» **What the task asks**
Everything from the line with "Reproduce this chart with matplotlib." through the line with "plt.rcParams['font.family'] = ['Noto", inclusive, should be repeated exactly, except the pictures.

» **Entries supplied**

····················

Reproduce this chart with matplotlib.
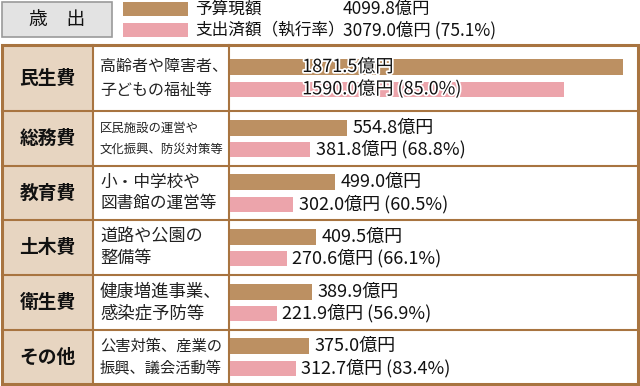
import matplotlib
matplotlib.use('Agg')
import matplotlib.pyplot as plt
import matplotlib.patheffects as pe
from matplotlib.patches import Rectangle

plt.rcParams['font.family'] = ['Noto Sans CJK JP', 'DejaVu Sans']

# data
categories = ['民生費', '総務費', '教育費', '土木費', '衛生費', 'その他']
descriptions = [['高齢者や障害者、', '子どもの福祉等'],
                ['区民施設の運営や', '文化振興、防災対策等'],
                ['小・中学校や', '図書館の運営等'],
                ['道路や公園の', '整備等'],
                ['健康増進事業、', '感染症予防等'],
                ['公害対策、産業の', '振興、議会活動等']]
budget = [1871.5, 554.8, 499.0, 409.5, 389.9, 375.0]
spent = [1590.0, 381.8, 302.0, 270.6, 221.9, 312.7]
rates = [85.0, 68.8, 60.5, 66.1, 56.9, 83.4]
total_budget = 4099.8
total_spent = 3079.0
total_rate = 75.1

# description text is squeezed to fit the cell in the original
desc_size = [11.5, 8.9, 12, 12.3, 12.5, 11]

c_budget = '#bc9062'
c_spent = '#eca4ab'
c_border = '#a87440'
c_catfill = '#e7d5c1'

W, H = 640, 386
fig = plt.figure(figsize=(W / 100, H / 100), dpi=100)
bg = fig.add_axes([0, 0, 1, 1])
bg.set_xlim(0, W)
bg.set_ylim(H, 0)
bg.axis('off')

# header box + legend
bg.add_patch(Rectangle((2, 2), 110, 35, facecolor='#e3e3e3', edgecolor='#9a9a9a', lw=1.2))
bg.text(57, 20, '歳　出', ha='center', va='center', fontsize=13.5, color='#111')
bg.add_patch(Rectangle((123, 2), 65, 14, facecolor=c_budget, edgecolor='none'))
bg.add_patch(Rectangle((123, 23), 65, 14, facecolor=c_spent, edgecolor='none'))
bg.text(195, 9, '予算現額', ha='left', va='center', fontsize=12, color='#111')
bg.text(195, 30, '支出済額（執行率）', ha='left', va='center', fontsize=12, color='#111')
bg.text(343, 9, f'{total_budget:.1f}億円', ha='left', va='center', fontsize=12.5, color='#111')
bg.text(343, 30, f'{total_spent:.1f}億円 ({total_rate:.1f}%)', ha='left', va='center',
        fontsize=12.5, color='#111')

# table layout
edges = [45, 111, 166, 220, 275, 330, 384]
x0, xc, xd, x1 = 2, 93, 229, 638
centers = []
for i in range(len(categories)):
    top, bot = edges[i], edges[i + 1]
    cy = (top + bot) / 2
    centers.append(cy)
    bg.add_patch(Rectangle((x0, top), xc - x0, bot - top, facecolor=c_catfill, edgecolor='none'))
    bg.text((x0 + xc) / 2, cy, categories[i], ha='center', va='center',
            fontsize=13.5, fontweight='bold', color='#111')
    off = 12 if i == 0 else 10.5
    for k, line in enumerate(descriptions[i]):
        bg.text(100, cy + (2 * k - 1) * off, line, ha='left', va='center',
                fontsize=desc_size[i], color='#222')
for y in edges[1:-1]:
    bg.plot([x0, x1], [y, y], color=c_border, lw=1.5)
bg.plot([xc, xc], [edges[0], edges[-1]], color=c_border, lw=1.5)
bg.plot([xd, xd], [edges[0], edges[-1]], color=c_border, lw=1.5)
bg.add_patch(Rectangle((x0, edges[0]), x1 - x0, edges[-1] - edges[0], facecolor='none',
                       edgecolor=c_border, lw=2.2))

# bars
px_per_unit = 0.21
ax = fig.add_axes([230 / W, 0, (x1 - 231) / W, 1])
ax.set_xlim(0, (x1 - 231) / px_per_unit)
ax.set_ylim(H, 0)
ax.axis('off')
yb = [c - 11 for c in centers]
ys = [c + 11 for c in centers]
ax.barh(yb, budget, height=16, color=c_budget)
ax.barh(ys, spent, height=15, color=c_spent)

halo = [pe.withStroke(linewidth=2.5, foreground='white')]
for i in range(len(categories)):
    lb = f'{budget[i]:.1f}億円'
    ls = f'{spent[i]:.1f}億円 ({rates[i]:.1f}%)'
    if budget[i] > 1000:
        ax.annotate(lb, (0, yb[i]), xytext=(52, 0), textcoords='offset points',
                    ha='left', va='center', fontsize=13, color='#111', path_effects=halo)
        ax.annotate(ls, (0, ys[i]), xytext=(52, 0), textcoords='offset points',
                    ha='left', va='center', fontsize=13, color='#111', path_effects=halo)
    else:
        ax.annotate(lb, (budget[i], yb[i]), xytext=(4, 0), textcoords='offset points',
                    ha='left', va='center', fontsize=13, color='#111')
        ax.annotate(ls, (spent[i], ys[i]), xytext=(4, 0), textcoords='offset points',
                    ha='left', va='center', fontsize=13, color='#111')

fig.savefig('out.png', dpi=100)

····················

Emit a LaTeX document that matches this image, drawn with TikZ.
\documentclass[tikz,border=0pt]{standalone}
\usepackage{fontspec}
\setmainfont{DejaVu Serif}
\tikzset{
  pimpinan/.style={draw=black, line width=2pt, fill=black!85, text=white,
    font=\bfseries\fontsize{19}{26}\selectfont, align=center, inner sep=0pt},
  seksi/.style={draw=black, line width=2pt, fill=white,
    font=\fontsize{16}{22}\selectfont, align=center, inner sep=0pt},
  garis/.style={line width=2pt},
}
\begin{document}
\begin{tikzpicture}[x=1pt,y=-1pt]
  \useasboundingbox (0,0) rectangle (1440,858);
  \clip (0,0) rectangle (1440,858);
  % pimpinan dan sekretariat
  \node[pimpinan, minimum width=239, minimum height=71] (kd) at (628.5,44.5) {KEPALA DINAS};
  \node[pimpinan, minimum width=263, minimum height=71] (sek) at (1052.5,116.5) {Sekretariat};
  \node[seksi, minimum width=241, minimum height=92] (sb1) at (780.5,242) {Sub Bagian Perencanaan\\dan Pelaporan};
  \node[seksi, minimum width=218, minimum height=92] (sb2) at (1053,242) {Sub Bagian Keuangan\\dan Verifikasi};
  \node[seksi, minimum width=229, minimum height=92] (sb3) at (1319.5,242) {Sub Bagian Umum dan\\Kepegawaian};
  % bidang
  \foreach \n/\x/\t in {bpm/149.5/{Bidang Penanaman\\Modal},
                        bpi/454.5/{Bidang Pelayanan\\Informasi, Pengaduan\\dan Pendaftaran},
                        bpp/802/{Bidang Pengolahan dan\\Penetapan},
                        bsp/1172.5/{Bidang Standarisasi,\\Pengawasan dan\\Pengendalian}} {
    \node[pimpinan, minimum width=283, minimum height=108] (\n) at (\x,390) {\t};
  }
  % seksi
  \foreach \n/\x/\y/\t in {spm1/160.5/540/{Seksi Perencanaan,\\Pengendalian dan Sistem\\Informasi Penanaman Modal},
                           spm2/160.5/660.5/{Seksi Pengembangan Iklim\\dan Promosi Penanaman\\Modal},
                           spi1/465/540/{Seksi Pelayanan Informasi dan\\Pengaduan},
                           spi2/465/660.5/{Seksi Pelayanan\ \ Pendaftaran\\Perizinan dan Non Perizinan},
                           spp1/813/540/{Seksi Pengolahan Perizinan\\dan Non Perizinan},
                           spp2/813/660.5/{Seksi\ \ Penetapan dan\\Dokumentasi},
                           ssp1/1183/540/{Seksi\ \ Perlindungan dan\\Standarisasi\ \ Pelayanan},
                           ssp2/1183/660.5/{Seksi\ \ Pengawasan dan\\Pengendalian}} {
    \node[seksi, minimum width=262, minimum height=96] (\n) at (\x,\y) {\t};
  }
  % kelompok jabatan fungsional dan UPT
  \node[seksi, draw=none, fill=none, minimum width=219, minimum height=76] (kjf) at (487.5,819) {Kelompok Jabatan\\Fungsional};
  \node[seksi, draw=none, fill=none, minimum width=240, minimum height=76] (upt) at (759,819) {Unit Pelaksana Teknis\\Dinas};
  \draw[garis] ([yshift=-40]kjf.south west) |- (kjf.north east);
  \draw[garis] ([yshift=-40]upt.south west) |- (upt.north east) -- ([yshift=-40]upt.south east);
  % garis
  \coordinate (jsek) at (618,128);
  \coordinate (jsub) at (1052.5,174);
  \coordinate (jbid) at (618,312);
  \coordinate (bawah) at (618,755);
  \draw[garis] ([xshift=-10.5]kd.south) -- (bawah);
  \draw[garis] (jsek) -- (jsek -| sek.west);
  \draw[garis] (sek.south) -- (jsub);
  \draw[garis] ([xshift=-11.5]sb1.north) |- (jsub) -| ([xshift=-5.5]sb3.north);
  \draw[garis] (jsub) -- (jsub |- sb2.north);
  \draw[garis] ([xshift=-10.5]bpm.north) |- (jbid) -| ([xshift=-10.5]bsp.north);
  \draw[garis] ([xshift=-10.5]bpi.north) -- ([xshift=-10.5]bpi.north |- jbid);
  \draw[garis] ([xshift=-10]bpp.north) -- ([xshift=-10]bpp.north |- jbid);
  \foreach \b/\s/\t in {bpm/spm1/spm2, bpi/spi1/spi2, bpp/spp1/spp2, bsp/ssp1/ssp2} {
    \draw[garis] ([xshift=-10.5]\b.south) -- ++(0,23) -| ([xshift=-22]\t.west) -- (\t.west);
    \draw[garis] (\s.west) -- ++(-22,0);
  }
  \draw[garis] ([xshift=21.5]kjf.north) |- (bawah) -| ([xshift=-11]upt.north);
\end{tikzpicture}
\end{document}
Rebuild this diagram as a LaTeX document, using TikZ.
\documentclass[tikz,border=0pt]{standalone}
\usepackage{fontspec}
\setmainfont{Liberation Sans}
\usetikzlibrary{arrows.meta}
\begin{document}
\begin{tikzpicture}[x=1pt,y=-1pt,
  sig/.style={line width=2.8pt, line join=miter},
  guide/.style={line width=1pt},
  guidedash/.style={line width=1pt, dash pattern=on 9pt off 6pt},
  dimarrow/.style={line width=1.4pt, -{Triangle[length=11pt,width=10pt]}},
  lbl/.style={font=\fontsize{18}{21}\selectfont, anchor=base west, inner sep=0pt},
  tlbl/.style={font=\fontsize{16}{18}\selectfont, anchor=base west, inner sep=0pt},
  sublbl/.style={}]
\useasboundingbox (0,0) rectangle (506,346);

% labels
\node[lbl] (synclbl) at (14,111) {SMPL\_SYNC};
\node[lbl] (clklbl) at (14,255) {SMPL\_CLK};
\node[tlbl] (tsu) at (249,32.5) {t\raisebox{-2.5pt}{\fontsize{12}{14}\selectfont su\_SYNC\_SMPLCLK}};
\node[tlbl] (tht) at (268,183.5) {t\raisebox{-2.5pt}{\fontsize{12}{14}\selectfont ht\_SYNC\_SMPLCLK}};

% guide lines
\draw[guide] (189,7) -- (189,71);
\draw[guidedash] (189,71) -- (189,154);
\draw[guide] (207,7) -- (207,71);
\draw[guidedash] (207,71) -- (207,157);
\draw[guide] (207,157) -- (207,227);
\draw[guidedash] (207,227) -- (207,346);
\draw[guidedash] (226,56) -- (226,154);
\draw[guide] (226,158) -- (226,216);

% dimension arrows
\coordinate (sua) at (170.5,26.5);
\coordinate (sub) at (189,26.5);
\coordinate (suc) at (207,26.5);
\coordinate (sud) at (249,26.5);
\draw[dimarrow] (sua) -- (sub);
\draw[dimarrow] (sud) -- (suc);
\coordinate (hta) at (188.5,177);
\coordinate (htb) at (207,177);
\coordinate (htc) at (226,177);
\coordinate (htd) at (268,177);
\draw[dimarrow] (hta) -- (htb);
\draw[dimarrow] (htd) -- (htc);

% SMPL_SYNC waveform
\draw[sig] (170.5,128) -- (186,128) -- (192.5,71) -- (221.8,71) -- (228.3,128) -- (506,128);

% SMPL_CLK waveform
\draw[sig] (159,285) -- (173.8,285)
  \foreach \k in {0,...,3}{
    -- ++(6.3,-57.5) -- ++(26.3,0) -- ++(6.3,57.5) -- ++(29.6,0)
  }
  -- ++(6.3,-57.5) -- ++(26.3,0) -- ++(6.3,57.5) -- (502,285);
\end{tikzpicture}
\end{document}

····················

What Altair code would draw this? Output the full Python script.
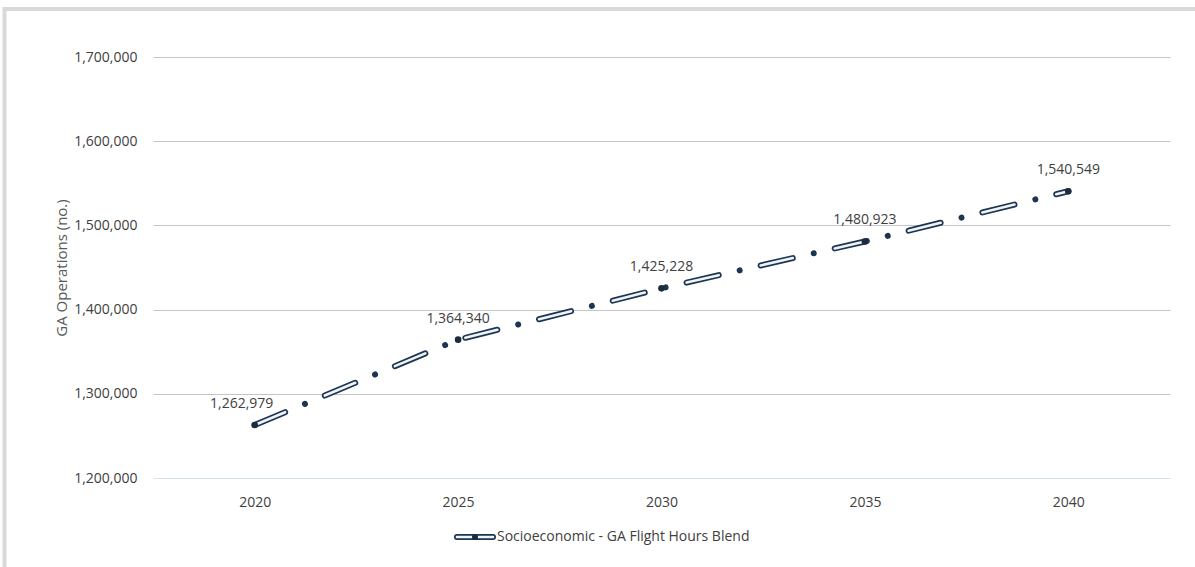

····················

» **Task result**
Reproduce this chart with matplotlib.
import matplotlib
matplotlib.use('Agg')
import matplotlib.pyplot as plt
import matplotlib.patheffects as pe
from matplotlib.patches import Rectangle

plt.rcParams['font.family'] = ['Noto Sans CJK JP', 'DejaVu Sans']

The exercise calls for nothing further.